Referring to Tory MP and deputy party chair Lee Anderson recently saying asylum seekers should “f*** off back to France”, he said: “You see a rhetoric coming out from them that I don’t think I would ever see in my political lifetime. F off back to France?

“Can you imagine an elected representative of the Conservative party in the British Parliament using language like that? Did you ever think you would see that happen?

“Honestly, I can’t imagine. And yet he’s deputy chairman of the bloody party.

“So we know what’s coming. In those circumstances, what do you do?

“Do you go fight on that territory, or do you get on a massively different plane and say, No, we believe in a very different vision of a country that’s about respect, standards, equality, justice, things that people can believe in.

“I think that’s where the public mood is right now. The public see that there’s a need for a rewiring [of the state]. I think that’s where people are.

“The danger is that as the problems get bigger the politics gets smaller.

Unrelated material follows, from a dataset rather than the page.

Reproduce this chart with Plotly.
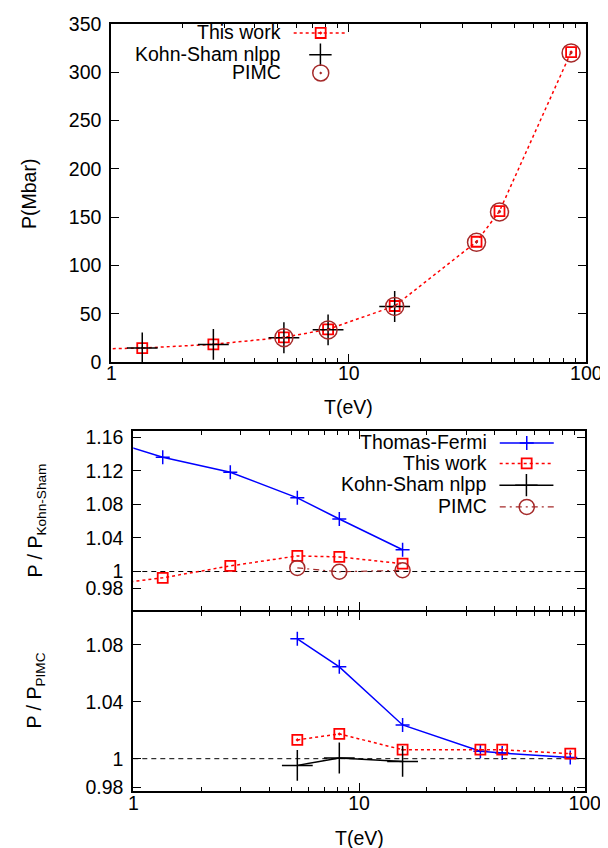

That can’t be allowed. 

“Obviously oppositions are cautious. But we’re hitting that point now where I think [Labour] have put themselves in a position where the country’s listening, and there is that opportunity to put that hopeful platform out there.

“Speaking personally, that’s what I believe they should do. Not promising the world, not making those unfunded commitments. They would be wrong to do that.

“But there is enough, perhaps drawing on what we’ve done [with mayors] in Manchester, Liverpool and West Yorkshire, to say this is the change that Labour would bring.”